Items listed in a dataset:
--- Start ---
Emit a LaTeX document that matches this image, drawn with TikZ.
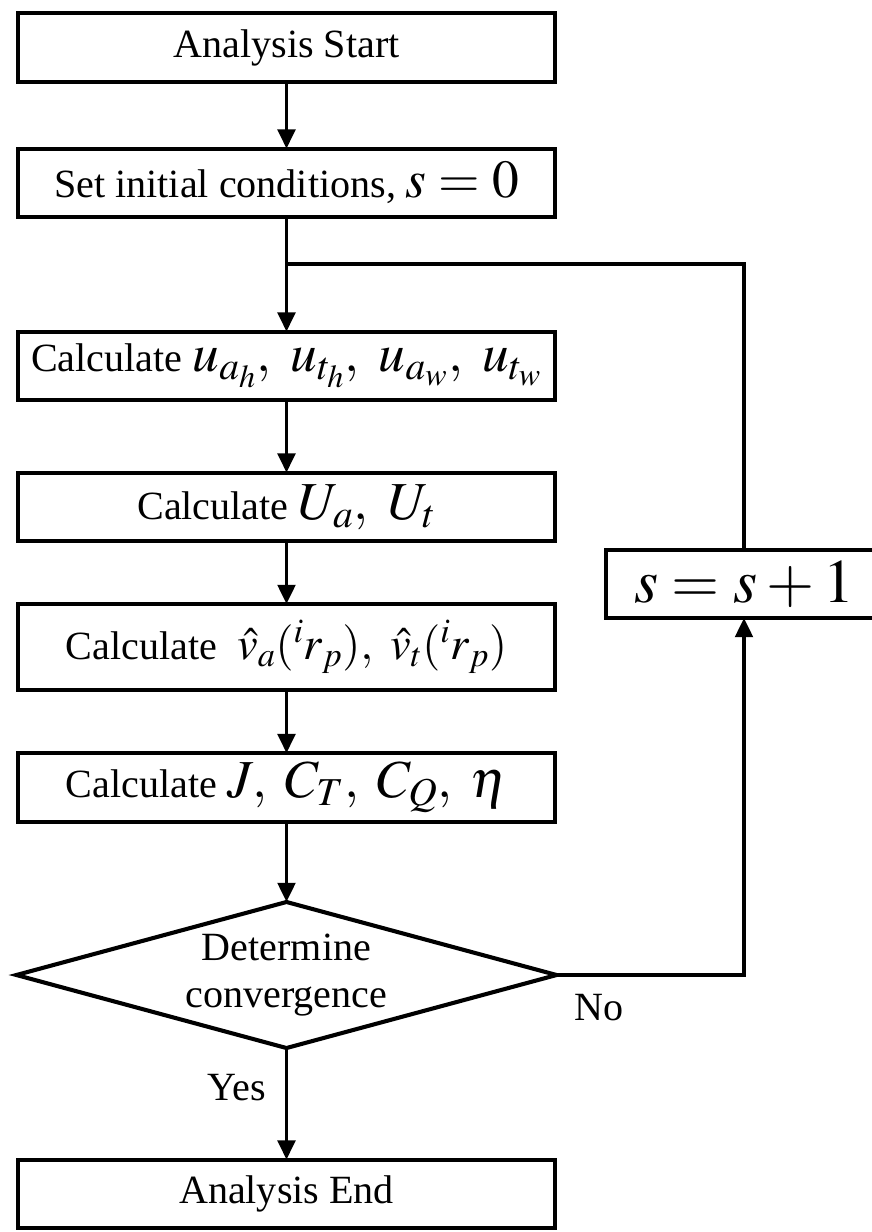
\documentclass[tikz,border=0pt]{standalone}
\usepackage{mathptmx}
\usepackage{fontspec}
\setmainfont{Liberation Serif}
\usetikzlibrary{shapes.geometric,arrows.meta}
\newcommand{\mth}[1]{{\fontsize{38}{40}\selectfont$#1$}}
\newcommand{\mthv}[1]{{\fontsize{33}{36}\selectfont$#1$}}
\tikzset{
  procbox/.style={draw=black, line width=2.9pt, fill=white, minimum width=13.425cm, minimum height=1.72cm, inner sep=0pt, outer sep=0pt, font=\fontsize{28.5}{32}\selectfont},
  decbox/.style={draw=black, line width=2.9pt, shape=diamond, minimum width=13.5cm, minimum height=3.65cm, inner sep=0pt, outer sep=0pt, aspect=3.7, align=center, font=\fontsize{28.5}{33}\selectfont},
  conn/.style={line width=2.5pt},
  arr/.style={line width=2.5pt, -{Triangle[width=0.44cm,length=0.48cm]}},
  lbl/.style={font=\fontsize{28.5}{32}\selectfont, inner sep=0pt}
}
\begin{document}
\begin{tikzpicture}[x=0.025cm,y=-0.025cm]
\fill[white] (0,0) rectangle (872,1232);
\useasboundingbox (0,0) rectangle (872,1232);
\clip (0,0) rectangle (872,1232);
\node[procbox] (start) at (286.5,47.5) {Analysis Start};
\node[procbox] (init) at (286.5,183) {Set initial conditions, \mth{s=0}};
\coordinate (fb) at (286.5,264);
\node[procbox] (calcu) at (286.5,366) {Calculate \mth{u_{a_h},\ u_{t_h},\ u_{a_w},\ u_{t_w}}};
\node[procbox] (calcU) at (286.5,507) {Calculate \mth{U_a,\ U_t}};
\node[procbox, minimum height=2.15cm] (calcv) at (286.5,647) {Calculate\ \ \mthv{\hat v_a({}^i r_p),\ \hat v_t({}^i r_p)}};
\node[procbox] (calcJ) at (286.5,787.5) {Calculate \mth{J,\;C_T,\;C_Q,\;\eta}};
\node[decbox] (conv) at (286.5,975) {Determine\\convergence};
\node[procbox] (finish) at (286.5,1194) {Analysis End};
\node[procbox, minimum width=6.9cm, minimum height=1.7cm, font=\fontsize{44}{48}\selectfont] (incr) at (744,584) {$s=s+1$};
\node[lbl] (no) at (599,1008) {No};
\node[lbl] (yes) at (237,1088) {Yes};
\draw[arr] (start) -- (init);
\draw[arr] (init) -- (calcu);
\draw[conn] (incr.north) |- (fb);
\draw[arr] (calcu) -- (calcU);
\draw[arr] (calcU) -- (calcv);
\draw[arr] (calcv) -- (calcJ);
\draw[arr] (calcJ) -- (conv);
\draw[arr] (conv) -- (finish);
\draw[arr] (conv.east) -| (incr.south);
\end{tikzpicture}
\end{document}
--- End ---
--- Start ---
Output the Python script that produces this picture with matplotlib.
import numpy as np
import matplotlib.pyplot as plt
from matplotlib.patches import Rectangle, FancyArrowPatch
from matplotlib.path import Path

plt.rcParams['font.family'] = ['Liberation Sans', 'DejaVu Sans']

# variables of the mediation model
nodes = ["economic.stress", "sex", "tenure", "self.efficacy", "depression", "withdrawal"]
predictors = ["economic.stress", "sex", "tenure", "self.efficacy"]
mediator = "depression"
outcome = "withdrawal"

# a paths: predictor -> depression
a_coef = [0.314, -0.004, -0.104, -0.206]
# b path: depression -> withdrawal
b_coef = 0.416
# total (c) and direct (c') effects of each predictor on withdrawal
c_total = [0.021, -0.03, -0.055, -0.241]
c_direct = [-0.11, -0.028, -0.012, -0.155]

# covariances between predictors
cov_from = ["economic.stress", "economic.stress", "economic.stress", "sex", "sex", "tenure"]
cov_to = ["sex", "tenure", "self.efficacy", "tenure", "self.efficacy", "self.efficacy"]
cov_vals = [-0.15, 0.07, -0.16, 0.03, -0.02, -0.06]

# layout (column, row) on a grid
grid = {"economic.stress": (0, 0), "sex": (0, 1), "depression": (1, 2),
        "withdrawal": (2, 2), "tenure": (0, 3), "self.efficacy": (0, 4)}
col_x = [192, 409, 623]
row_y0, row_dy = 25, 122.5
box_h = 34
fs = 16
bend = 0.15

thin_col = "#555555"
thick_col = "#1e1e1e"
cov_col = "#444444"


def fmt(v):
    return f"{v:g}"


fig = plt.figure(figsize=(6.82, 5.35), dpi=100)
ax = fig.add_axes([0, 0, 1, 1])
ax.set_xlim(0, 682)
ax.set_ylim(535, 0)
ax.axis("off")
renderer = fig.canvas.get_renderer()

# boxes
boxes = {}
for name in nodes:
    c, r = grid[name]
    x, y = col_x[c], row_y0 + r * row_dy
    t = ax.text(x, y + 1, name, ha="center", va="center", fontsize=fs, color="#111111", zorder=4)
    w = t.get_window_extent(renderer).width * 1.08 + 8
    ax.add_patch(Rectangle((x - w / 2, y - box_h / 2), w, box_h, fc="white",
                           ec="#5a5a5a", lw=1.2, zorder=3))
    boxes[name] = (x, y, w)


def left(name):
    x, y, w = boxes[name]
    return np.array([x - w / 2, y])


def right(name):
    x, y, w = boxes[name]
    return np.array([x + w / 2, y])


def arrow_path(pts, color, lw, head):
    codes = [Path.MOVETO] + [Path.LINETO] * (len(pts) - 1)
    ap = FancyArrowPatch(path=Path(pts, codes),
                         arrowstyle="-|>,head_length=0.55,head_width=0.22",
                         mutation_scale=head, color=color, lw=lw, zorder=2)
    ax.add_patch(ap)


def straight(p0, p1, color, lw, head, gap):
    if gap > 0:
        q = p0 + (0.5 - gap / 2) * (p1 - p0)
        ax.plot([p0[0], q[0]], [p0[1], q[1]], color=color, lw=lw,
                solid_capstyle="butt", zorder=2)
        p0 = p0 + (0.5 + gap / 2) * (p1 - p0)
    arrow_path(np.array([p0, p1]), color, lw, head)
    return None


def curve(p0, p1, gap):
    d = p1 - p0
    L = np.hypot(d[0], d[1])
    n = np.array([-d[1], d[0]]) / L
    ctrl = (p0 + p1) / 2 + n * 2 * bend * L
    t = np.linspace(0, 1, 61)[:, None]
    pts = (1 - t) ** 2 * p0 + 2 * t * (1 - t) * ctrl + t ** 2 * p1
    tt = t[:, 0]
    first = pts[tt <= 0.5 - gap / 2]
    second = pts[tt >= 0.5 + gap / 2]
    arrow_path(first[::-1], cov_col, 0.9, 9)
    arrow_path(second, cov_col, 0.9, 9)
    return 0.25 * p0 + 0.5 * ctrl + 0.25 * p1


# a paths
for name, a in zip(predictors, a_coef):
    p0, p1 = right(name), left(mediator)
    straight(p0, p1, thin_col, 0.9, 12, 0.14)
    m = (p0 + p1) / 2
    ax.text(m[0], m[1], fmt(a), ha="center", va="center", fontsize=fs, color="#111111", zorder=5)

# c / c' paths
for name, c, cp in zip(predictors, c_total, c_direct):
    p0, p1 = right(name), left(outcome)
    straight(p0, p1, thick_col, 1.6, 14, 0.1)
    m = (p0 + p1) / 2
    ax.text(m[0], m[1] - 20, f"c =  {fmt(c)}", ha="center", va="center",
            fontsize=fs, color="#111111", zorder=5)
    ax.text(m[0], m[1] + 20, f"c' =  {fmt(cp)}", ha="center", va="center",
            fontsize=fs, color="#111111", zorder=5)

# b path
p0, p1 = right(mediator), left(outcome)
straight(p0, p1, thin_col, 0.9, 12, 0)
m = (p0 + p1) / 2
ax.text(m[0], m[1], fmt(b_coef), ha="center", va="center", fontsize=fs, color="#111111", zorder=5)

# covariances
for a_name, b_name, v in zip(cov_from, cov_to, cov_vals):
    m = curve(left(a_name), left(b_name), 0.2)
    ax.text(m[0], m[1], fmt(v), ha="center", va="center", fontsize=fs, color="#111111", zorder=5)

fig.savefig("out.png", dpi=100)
--- End ---
* [DESCRIPTION OF THE TASK]:
Using the data above, copy each line that contains "matplotlib".

* [FULL RESPONSE]:
Output the Python script that produces this picture with matplotlib.
import matplotlib.pyplot as plt
from matplotlib.patches import Rectangle, FancyArrowPatch
from matplotlib.path import Path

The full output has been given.